#### EXERCISE INSTRUCTIONS
Repeat the whole listing below, word for word.

#### DATA SECTION
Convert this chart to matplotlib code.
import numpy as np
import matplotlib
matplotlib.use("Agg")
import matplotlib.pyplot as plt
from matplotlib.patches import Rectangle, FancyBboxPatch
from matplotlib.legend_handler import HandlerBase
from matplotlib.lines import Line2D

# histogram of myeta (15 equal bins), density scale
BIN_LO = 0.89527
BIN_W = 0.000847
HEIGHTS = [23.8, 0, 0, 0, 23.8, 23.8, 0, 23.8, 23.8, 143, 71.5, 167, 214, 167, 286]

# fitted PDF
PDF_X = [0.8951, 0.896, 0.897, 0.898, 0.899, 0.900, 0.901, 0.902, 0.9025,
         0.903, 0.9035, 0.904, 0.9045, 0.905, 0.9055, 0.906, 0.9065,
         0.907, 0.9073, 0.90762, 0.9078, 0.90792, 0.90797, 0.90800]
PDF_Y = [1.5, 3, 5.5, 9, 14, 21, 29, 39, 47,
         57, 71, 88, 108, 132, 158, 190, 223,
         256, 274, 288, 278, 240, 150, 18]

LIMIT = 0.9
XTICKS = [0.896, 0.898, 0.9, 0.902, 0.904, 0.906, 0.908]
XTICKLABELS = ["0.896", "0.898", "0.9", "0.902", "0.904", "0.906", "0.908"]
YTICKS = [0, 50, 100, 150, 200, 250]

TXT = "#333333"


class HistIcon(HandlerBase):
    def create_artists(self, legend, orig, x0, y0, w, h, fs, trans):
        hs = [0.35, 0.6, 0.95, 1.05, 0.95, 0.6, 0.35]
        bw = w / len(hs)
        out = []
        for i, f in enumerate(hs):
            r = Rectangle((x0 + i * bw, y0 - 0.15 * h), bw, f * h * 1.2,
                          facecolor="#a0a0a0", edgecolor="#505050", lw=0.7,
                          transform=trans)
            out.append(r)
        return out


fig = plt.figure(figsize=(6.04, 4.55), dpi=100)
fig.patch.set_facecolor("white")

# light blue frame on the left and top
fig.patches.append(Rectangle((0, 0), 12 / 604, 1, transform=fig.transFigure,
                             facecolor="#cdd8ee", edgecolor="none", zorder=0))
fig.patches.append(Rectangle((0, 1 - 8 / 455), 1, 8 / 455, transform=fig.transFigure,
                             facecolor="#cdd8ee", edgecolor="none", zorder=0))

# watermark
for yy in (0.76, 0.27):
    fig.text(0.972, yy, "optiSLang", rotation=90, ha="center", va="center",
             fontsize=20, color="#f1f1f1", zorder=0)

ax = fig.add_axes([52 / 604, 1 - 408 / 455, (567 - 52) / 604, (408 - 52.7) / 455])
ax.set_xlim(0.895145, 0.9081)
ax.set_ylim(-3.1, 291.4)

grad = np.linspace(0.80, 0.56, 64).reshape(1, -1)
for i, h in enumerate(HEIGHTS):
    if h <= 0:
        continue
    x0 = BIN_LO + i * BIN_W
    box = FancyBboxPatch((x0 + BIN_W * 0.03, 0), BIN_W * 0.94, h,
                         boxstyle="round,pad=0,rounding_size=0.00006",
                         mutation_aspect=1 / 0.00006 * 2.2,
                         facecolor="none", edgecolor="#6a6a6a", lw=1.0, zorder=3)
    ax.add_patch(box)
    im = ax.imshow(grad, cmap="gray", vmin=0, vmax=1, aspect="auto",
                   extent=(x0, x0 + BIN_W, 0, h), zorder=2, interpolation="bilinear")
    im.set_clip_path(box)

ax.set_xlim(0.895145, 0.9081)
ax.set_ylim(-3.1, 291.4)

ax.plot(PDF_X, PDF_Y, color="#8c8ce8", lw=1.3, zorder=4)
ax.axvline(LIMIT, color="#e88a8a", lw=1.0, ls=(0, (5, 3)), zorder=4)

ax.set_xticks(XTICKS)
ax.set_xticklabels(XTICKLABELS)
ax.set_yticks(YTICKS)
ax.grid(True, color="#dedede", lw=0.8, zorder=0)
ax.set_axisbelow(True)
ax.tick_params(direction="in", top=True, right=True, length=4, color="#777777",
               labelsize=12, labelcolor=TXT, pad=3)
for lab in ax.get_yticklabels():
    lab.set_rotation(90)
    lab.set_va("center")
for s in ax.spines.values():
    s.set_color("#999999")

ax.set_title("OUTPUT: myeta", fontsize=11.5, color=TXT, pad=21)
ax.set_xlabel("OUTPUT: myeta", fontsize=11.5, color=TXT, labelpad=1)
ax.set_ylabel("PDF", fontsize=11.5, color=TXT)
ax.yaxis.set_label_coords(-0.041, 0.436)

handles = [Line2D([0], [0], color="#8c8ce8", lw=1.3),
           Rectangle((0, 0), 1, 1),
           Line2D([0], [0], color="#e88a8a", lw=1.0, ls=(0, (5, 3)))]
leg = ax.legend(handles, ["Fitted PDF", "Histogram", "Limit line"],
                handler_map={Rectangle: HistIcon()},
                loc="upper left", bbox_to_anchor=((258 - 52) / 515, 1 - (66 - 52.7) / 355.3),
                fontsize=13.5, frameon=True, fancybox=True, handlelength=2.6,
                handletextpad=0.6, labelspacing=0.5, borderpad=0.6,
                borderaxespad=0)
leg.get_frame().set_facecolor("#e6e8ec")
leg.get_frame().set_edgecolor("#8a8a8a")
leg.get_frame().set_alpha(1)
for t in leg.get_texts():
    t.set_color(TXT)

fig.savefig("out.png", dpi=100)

#### OUTPUT OF THE TASK
Convert this chart to matplotlib code.
import numpy as np
import matplotlib
matplotlib.use("Agg")
import matplotlib.pyplot as plt
from matplotlib.patches import Rectangle, FancyBboxPatch
from matplotlib.legend_handler import HandlerBase
from matplotlib.lines import Line2D

# histogram of myeta (15 equal bins), density scale
BIN_LO = 0.89527
BIN_W = 0.000847
HEIGHTS = [23.8, 0, 0, 0, 23.8, 23.8, 0, 23.8, 23.8, 143, 71.5, 167, 214, 167, 286]

# fitted PDF
PDF_X = [0.8951, 0.896, 0.897, 0.898, 0.899, 0.900, 0.901, 0.902, 0.9025,
         0.903, 0.9035, 0.904, 0.9045, 0.905, 0.9055, 0.906, 0.9065,
         0.907, 0.9073, 0.90762, 0.9078, 0.90792, 0.90797, 0.90800]
PDF_Y = [1.5, 3, 5.5, 9, 14, 21, 29, 39, 47,
         57, 71, 88, 108, 132, 158, 190, 223,
         256, 274, 288, 278, 240, 150, 18]

LIMIT = 0.9
XTICKS = [0.896, 0.898, 0.9, 0.902, 0.904, 0.906, 0.908]
XTICKLABELS = ["0.896", "0.898", "0.9", "0.902", "0.904", "0.906", "0.908"]
YTICKS = [0, 50, 100, 150, 200, 250]

TXT = "#333333"


class HistIcon(HandlerBase):
    def create_artists(self, legend, orig, x0, y0, w, h, fs, trans):
        hs = [0.35, 0.6, 0.95, 1.05, 0.95, 0.6, 0.35]
        bw = w / len(hs)
        out = []
        for i, f in enumerate(hs):
            r = Rectangle((x0 + i * bw, y0 - 0.15 * h), bw, f * h * 1.2,
                          facecolor="#a0a0a0", edgecolor="#505050", lw=0.7,
                          transform=trans)
            out.append(r)
        return out


fig = plt.figure(figsize=(6.04, 4.55), dpi=100)
fig.patch.set_facecolor("white")

# light blue frame on the left and top
fig.patches.append(Rectangle((0, 0), 12 / 604, 1, transform=fig.transFigure,
                             facecolor="#cdd8ee", edgecolor="none", zorder=0))
fig.patches.append(Rectangle((0, 1 - 8 / 455), 1, 8 / 455, transform=fig.transFigure,
                             facecolor="#cdd8ee", edgecolor="none", zorder=0))

# watermark
for yy in (0.76, 0.27):
    fig.text(0.972, yy, "optiSLang", rotation=90, ha="center", va="center",
             fontsize=20, color="#f1f1f1", zorder=0)

ax = fig.add_axes([52 / 604, 1 - 408 / 455, (567 - 52) / 604, (408 - 52.7) / 455])
ax.set_xlim(0.895145, 0.9081)
ax.set_ylim(-3.1, 291.4)

grad = np.linspace(0.80, 0.56, 64).reshape(1, -1)
for i, h in enumerate(HEIGHTS):
    if h <= 0:
        continue
    x0 = BIN_LO + i * BIN_W
    box = FancyBboxPatch((x0 + BIN_W * 0.03, 0), BIN_W * 0.94, h,
                         boxstyle="round,pad=0,rounding_size=0.00006",
                         mutation_aspect=1 / 0.00006 * 2.2,
                         facecolor="none", edgecolor="#6a6a6a", lw=1.0, zorder=3)
    ax.add_patch(box)
    im = ax.imshow(grad, cmap="gray", vmin=0, vmax=1, aspect="auto",
                   extent=(x0, x0 + BIN_W, 0, h), zorder=2, interpolation="bilinear")
    im.set_clip_path(box)

ax.set_xlim(0.895145, 0.9081)
ax.set_ylim(-3.1, 291.4)

ax.plot(PDF_X, PDF_Y, color="#8c8ce8", lw=1.3, zorder=4)
ax.axvline(LIMIT, color="#e88a8a", lw=1.0, ls=(0, (5, 3)), zorder=4)

ax.set_xticks(XTICKS)
ax.set_xticklabels(XTICKLABELS)
ax.set_yticks(YTICKS)
ax.grid(True, color="#dedede", lw=0.8, zorder=0)
ax.set_axisbelow(True)
ax.tick_params(direction="in", top=True, right=True, length=4, color="#777777",
               labelsize=12, labelcolor=TXT, pad=3)
for lab in ax.get_yticklabels():
    lab.set_rotation(90)
    lab.set_va("center")
for s in ax.spines.values():
    s.set_color("#999999")

ax.set_title("OUTPUT: myeta", fontsize=11.5, color=TXT, pad=21)
ax.set_xlabel("OUTPUT: myeta", fontsize=11.5, color=TXT, labelpad=1)
ax.set_ylabel("PDF", fontsize=11.5, color=TXT)
ax.yaxis.set_label_coords(-0.041, 0.436)

handles = [Line2D([0], [0], color="#8c8ce8", lw=1.3),
           Rectangle((0, 0), 1, 1),
           Line2D([0], [0], color="#e88a8a", lw=1.0, ls=(0, (5, 3)))]
leg = ax.legend(handles, ["Fitted PDF", "Histogram", "Limit line"],
                handler_map={Rectangle: HistIcon()},
                loc="upper left", bbox_to_anchor=((258 - 52) / 515, 1 - (66 - 52.7) / 355.3),
                fontsize=13.5, frameon=True, fancybox=True, handlelength=2.6,
                handletextpad=0.6, labelspacing=0.5, borderpad=0.6,
                borderaxespad=0)
leg.get_frame().set_facecolor("#e6e8ec")
leg.get_frame().set_edgecolor("#8a8a8a")
leg.get_frame().set_alpha(1)
for t in leg.get_texts():
    t.set_color(TXT)

fig.savefig("out.png", dpi=100)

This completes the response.